Katie Melua is set to release her new album In Winter ahead of her Manchester date at the Bridgewater Hall.

The new album, due for release on 14 October, appropriately opens in Ukranian, quite apt since it features the Gori Women’s Choir.

Known as a singer, song-writer and guitarist, with six studio albums to her name, on In Winter Katie Melua takes the role of co-producer for the first time. The discovery in 2014 of a recording by Gori Women’s Choir was the spark for the record. “I was mesmerised by their tone and sonic richness. They are essentially a vocal orchestra,” says Katie. With a vision to create a winter-themed record, one that was centred around the Georgian choir’s unique polyphonic sound, Katie enlisted world-renowned choral composer Bob Chilcott to arrange the vocal parts. “I learnt the importance of restraint and space from Bob.  There was simply no one else I could think of who would be more perfectly suited to this particular challenge.”

“I’ve been asked a fair few times now why I chose to write around the theme of winter for this album, and, truthfully, the idea came from a conversation I was having with a friend of mine a few winters’ ago.  We were both lamenting the fact that there didn’t seem to be a go-to album out there for us to listen to during the winter months – an album that would fill the house with wonderful, warm, poignant sounds rather than the usual jingle-bells pop songs that tend to hit the airwaves during that time of year. Something we could listen to from start-to-finish rather than on a song-by-song basis.  So, that’s how the album was born – out of necessity!”

With a very clear idea on how this record needed to sound, in late 2015 Katie and Adam ‘Cecil’ Bartlett (whose engineering credits include the likes of PJ Harvey and Marianne Faithfull) flew to Georgia with twelve boxes of equipment and built a DIY studio in the small town of Gori’s cultural community centre. “There were many unknowns: we weren’t established producers; we were building a studio; the choir had never recorded with headphones; Cecil didn’t speak a word of Georgian and could I effectively communicate to the choir how I wanted this record to sound?” With the studio built, the choir, their conductor Teona Tsiramua, and their vocal professor (former opera singer Anzori Shomakhia) on hand, recording began.

One of the first songs recorded was the album’s opening track The Little Swallow (Shchedryk), a traditional Ukrainian carol first arranged by Mykola Leontovych in 1916 and subsequently adapted for the West as Carol Of The Bells. “It felt right to sing the piece in its original language.
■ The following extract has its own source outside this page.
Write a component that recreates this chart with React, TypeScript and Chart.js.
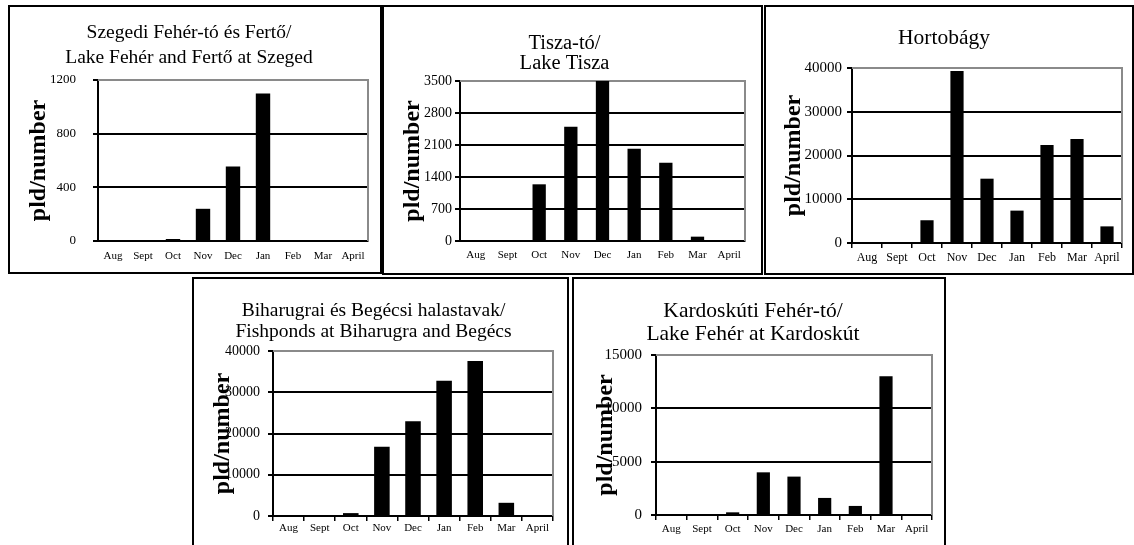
import React, { useEffect, useRef } from 'react';
import { Chart, registerables } from 'chart.js';

Chart.register(...registerables);

// ---------- data ----------
const months = ['Aug', 'Sept', 'Oct', 'Nov', 'Dec', 'Jan', 'Feb', 'Mar', 'April'];
const yAxisTitle = 'pld/number';

const szegedTitle = ['Szegedi Fehér-tó és Fertő/', 'Lake Fehér and Fertő at Szeged'];
const szegedValues = [0, 0, 15, 240, 555, 1100, 0, 0, 0];
const szegedTicks = [0, 400, 800, 1200];

const tiszaTitle = ['Tisza-tó/', 'Lake Tisza'];
const tiszaValues = [0, 0, 1240, 2500, 3500, 2020, 1710, 95, 0];
const tiszaTicks = [0, 700, 1400, 2100, 2800, 3500];

const hortobagyTitle = ['Hortobágy'];
const hortobagyValues = [0, 0, 5200, 39300, 14700, 7400, 22400, 23800, 3800];
const hortobagyTicks = [0, 10000, 20000, 30000, 40000];

const biharTitle = ['Biharugrai és Begécsi halastavak/', 'Fishponds at Biharugra and Begécs'];
const biharValues = [0, 0, 700, 16800, 23000, 32800, 37600, 3200, 0];
const biharTicks = [0, 10000, 20000, 30000, 40000];

const kardosTitle = ['Kardoskúti Fehér-tó/', 'Lake Fehér at Kardoskút'];
const kardosValues = [0, 0, 250, 4000, 3600, 1600, 850, 13000, 0];
const kardosTicks = [0, 5000, 10000, 15000];

// ---------- layout / style ----------
const FONT = '"Liberation Serif", "Times New Roman", serif';

type PanelCfg = {
  box: [number, number, number, number];
  plot: { L: number; R: number; T: number; B: number };
  title: string[];
  titleSize: number;
  titleLH: number;
  titleCenter1: number;
  values: number[];
  ticks: number[];
  yTickSize: number;
  yTickPad: number;
  yTitleCenter: number;
  xTickSize: number;
  xTickPad: number;
  xTickMarks: boolean;
  barPct: number;
};

const panels: PanelCfg[] = [
  {
    box: [8, 5, 374, 269], plot: { L: 88, R: 358, T: 73, B: 234 },
    title: szegedTitle, titleSize: 19.5, titleLH: 1.28, titleCenter1: 26,
    values: szegedValues, ticks: szegedTicks, yTickSize: 13, yTickPad: 17, yTitleCenter: 28.7,
    xTickSize: 11, xTickPad: 8.4, xTickMarks: false, barPct: 0.48,
  },
  {
    box: [382, 5, 381, 270], plot: { L: 76, R: 361, T: 74, B: 234 },
    title: tiszaTitle, titleSize: 20.5, titleLH: 0.98, titleCenter1: 37,
    values: tiszaValues, ticks: tiszaTicks, yTickSize: 14, yTickPad: 3, yTitleCenter: 28.5,
    xTickSize: 11, xTickPad: 7.4, xTickMarks: false, barPct: 0.42,
  },
  {
    box: [764, 5, 370, 270], plot: { L: 86, R: 356, T: 61, B: 236 },
    title: hortobagyTitle, titleSize: 21.5, titleLH: 1.2, titleCenter1: 31,
    values: hortobagyValues, ticks: hortobagyTicks, yTickSize: 15, yTickPad: 5, yTitleCenter: 28,
    xTickSize: 12, xTickPad: 2.8, xTickMarks: true, barPct: 0.44,
  },
  {
    box: [192, 277, 377, 272], plot: { L: 79, R: 359, T: 72, B: 237 },
    title: biharTitle, titleSize: 19.5, titleLH: 1.1, titleCenter1: 31.7,
    values: biharValues, ticks: biharTicks, yTickSize: 14, yTickPad: 8, yTitleCenter: 28.5,
    xTickSize: 11, xTickPad: 0.6, xTickMarks: true, barPct: 0.5,
  },
  {
    box: [572, 277, 374, 272], plot: { L: 82, R: 358, T: 76, B: 236 },
    title: kardosTitle, titleSize: 21.5, titleLH: 1.07, titleCenter1: 32,
    values: kardosValues, ticks: kardosTicks, yTickSize: 15, yTickPad: 9, yTitleCenter: 31.8,
    xTickSize: 11, xTickPad: 2.7, xTickMarks: true, barPct: 0.43,
  },
];

const plotFrame = {
  id: 'plotFrame',
  beforeDatasetsDraw(chart: any) {
    const { ctx, chartArea } = chart;
    const { left, top, right, bottom } = chartArea;
    ctx.save();
    ctx.strokeStyle = '#8a8a8a';
    ctx.lineWidth = 2;
    ctx.beginPath();
    ctx.moveTo(left, top);
    ctx.lineTo(right, top);
    ctx.lineTo(right, bottom);
    ctx.stroke();
    ctx.restore();
  },
};

function buildConfig(cfg: PanelCfg): any {
  const innerW = cfg.box[2] - 4;
  const innerH = cfg.box[3] - 4;
  const xAxisH = 26;
  const lineH = cfg.titleSize * cfg.titleLH;
  const titlePadTop = cfg.titleCenter1 - lineH / 2;
  const titlePadBottom = cfg.plot.T - titlePadTop - lineH * cfg.title.length;
  const max = cfg.ticks[cfg.ticks.length - 1];
  const ySize = 24;
  const yTitleLH = ySize * 1.2;
  return {
    type: 'bar',
    data: {
      labels: months,
      datasets: [
        {
          data: cfg.values,
          backgroundColor: '#000000',
          borderWidth: 0,
          barPercentage: cfg.barPct,
          categoryPercentage: 1,
        },
      ],
    },
    options: {
      animation: false,
      responsive: false,
      devicePixelRatio: 1,
      layout: {
        padding: {
          left: 0,
          top: 0,
          right: innerW - cfg.plot.R,
          bottom: innerH - cfg.plot.B - xAxisH,
        },
      },
      plugins: {
        legend: { display: false },
        tooltip: { enabled: false },
        title: {
          display: true,
          text: cfg.title,
          color: '#000',
          font: { family: FONT, size: cfg.titleSize, weight: 'normal', lineHeight: cfg.titleLH },
          padding: { top: titlePadTop, bottom: titlePadBottom },
        },
      },
      scales: {
        x: {
          afterFit: (s: any) => { s.height = xAxisH; },
          grid: {
            display: true,
            drawOnChartArea: false,
            drawTicks: cfg.xTickMarks,
            tickLength: 5,
            offset: true,
            color: '#000',
            lineWidth: 1.5,
          },
          border: { color: '#000', width: 2 },
          ticks: {
            color: '#000',
            font: { family: FONT, size: cfg.xTickSize },
            padding: cfg.xTickPad,
            maxRotation: 0,
            autoSkip: false,
          },
        },
        y: {
          min: 0,
          max: max,
          afterFit: (s: any) => { s.width = cfg.plot.L; },
          afterBuildTicks: (s: any) => { s.ticks = cfg.ticks.map((v) => ({ value: v })); },
          grid: {
            color: (c: any) => (c.tick && c.tick.value === max ? '#8a8a8a' : '#000'),
            tickColor: '#000',
            lineWidth: 2,
            tickLength: 5,
          },
          border: { color: '#000', width: 2 },
          ticks: {
            color: '#000',
            font: { family: FONT, size: cfg.yTickSize },
            padding: cfg.yTickPad,
            callback: (v: any) => String(v),
          },
          title: {
            display: true,
            text: yAxisTitle,
            color: '#000',
            font: { family: FONT, size: ySize, weight: 'bold', lineHeight: 1.2 },
            padding: { top: cfg.yTitleCenter - yTitleLH / 2, bottom: 0 },
          },
        },
      },
    },
    plugins: [plotFrame],
  };
}

function Panel({ cfg }: { cfg: PanelCfg }) {
  const ref = useRef<HTMLCanvasElement>(null);
  useEffect(() => {
    const chart = new Chart(ref.current as HTMLCanvasElement, buildConfig(cfg));
    return () => chart.destroy();
  }, [cfg]);
  const [left, top, width, height] = cfg.box;
  return (
    <div
      style={{
        position: 'absolute',
        left,
        top,
        width,
        height,
        border: '2px solid #000',
        boxSizing: 'border-box',
        background: '#fff',
      }}
    >
      <canvas ref={ref} width={width - 4} height={height - 4} style={{ display: 'block' }} />
    </div>
  );
}

export default function App() {
  return (
    <div
      style={{
        position: 'absolute',
        left: 0,
        top: 0,
        width: 1134,
        height: 545,
        overflow: 'hidden',
        background: '#fff',
      }}
    >
      {panels.map((p, i) => (
        <Panel key={i} cfg={p} />
      ))}
    </div>
  );
}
Ukrainian belongs to the eastern Slavic language and is close to Russian which is widely spoken throughout Georgia,” Katie explains.  On Joni Mitchell’s River, Katie’s acoustic guitar provides a minimalist backdrop for the swell of stunning voices. Perfect World, the first new song written by Katie since the release of her last studio album, was brought to life with the addition of the choir. Nunc Dimittis from Rachmaninoff’s All-Night Vigil, written 2 years before the Russian Revolution in 1917, was a challenge to record but was a piece that was central to Katie’s vision for the record. “I had to have it on the album; it took me close to the mythical notion I have from my youth of the Russian forest, frozen and covered in snow, and of my Granddad’s tales of escaping from a Siberian labour camp.”

The album reflects Katie’s dual culture – born in the ex-Soviet country of Georgia, she moved with her parents and younger brother to Belfast aged nine, and became a British citizen in 2005. Since then she has achieved immense global success as a recording artist, selling in excess of 10 million albums. The beautiful melody of the Romanian carol Leganelul Lui Lisus (Cradle Song) led Katie to write Plane Song on which she recalls playing with her brother in old, rusty Soviet aircraft littered across various fields in Georgia after the civil war. A Time To Buy is both literal – the commercialism of Christmas, overwhelming (particularly to a young Katie arriving in the West) yet joyful – and allegorical – the self-judgement, anxiety and fears of the ‘have-it-all’ woman.

In Winter is released on 14 October 2016.

Katie Melue performs at Manchester’s Bridgewater Hall on 2 December 2016.